Closed bdzyubak closed 2 years ago
A prep_training_data class has been implemented which supports segmentation tasks. Data is expected to be in ,/data/images and ,/data/masks. Batch sizes, prefetching, rescaling are defined as defaults and do not need to be specified. Over time, more set methods will be implemented to toggle additional functions. 7e8c70bd0bfb52bc88ffcf33e66f06bd0a83f88f
The data import can now be specified in as little as:
dataset = ImgMaskDataset(os.path.join(top_path,'data'))
dataset.prep_data_img_labels()
Set methods for prefetching batch size and image rescaling are available, and many more will be added later.

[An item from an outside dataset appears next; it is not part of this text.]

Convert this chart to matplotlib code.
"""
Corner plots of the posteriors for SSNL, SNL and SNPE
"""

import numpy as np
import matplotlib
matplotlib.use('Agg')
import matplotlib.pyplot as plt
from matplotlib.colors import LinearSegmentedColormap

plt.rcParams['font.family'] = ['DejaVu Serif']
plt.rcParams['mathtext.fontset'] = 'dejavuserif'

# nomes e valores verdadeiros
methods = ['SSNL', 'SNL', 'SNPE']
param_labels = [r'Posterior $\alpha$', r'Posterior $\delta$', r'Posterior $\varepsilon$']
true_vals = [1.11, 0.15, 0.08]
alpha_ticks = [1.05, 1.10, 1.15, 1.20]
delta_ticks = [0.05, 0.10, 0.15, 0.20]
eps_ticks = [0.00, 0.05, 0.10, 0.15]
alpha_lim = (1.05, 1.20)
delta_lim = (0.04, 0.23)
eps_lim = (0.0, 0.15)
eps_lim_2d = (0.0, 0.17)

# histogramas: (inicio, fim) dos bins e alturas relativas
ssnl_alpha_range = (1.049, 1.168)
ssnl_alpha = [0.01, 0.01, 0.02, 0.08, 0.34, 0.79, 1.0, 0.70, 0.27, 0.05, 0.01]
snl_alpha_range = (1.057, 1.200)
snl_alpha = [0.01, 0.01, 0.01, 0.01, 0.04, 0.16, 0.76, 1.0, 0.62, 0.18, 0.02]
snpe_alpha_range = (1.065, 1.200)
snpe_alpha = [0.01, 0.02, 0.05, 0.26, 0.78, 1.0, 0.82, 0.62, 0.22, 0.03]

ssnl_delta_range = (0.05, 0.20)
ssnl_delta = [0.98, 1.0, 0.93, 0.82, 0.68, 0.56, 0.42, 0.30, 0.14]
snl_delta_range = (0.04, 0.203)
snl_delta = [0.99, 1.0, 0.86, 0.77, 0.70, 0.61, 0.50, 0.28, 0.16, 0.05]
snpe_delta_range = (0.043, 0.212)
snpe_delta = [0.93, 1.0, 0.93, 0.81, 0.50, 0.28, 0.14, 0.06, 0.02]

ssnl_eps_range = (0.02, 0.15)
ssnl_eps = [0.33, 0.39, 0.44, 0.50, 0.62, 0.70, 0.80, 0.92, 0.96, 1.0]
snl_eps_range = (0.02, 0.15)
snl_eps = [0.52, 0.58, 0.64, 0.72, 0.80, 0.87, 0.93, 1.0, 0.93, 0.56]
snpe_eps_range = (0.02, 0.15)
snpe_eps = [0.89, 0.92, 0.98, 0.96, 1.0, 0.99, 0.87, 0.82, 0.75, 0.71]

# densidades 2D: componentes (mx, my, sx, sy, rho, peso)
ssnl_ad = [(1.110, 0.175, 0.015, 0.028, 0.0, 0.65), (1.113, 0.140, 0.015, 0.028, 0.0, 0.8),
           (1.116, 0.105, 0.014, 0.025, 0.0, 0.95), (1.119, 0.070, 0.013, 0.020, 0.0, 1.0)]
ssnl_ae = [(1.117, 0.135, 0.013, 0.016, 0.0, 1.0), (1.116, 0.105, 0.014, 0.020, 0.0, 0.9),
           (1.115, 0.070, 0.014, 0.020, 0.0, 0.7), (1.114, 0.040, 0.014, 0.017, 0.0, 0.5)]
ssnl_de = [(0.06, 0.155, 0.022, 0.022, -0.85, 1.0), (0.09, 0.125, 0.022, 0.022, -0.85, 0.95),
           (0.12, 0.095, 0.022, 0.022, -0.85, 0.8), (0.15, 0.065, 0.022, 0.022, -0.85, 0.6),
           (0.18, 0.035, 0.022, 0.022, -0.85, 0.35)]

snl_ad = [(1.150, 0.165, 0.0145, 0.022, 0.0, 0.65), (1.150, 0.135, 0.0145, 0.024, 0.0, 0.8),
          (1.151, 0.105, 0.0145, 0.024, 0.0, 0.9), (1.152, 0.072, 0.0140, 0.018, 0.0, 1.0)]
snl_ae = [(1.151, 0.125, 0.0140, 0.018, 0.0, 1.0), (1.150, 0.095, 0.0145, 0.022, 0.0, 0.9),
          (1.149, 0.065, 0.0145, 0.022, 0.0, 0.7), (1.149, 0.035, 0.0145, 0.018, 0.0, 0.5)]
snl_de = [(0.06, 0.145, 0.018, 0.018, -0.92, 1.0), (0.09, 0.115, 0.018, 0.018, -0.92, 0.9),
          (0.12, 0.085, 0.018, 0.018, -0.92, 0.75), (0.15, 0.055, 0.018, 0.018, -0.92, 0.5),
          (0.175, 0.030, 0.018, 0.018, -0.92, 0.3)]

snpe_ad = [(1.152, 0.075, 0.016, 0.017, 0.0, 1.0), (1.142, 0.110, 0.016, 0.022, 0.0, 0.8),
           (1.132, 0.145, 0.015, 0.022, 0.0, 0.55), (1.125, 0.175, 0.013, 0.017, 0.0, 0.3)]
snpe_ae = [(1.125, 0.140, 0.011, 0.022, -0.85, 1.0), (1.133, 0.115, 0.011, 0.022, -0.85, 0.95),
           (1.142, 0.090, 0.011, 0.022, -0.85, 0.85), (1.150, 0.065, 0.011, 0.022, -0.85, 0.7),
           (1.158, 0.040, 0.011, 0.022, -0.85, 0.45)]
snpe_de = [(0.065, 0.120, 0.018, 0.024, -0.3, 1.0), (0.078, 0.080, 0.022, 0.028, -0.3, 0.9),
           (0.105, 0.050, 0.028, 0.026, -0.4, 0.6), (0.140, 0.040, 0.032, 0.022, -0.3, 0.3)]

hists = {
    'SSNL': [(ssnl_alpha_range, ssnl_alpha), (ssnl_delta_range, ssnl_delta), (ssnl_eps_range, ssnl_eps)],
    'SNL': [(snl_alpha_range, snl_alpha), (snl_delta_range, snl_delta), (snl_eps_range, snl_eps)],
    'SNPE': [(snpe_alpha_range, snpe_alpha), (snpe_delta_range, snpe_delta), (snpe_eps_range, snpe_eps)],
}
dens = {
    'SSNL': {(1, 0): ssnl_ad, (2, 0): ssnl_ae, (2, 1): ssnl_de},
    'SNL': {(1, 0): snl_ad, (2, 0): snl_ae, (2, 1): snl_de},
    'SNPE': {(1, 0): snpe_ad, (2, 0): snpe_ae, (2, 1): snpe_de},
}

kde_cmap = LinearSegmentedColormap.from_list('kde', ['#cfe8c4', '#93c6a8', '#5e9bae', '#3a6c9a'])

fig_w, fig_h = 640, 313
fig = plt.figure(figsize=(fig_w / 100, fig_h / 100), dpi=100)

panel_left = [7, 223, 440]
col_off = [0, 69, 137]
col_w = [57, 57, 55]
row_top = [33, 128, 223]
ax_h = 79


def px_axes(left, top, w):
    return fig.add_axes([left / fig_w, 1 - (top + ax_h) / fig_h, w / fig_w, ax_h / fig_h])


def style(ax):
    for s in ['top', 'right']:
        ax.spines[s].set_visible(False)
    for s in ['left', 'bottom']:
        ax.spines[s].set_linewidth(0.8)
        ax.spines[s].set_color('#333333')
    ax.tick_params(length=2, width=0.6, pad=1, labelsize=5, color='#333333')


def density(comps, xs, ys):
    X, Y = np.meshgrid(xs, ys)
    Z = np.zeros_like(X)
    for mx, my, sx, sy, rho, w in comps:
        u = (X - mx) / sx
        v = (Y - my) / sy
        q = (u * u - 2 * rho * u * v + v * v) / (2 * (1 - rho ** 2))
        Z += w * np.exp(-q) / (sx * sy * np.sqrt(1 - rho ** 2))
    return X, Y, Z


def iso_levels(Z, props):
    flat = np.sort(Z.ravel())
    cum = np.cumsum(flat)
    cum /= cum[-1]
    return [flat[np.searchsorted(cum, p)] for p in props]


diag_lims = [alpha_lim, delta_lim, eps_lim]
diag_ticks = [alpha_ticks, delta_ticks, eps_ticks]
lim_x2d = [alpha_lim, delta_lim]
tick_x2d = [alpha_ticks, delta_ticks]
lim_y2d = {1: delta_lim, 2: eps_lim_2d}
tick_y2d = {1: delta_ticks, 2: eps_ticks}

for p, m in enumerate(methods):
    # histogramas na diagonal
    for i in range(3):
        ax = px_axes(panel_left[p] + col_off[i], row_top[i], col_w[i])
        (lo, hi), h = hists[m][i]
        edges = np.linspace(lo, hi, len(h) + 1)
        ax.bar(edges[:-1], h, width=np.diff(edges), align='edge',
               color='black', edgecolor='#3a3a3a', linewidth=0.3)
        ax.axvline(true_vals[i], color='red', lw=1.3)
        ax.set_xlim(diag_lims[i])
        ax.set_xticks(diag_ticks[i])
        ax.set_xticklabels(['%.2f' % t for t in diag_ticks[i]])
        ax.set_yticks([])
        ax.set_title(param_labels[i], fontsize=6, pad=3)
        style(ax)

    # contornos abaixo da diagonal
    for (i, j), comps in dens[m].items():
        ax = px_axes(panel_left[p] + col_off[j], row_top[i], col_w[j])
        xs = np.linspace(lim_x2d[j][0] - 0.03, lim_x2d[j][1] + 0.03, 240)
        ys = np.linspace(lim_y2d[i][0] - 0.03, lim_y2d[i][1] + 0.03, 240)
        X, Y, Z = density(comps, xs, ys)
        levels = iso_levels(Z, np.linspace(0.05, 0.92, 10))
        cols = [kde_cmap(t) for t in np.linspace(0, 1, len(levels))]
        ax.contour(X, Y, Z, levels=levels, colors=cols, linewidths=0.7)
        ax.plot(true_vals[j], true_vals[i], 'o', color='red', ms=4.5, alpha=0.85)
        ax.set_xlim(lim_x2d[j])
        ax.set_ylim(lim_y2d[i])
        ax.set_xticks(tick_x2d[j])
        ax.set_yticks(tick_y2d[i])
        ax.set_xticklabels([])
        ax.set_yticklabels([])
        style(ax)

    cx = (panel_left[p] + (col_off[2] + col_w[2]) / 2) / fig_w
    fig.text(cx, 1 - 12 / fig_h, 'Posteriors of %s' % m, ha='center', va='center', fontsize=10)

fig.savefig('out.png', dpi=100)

The class now also supports classification type data with image data and labels placed like this: /data/images /data/excel_with_labels.csv
Extensions to other data formats and data preprocessing will be implemented in future enhancements. 6fd7f4f8b50ad9a5038a93119a84b60cecb2017b
There are several standard formats for input data. For example, segmentation tasks often have a directory of images and a directory of masks with the same number of files. Classification tasks may have a directory of images (or other data), and a csv/text file with labels. For ease of use and maintainability, a class should be implemented capable of reading/preprocess/augmenting input datasets. This is much easier to maintain than copying training scripts and modifying for each problem, and allows more advanced preprocessing methods to be used widely.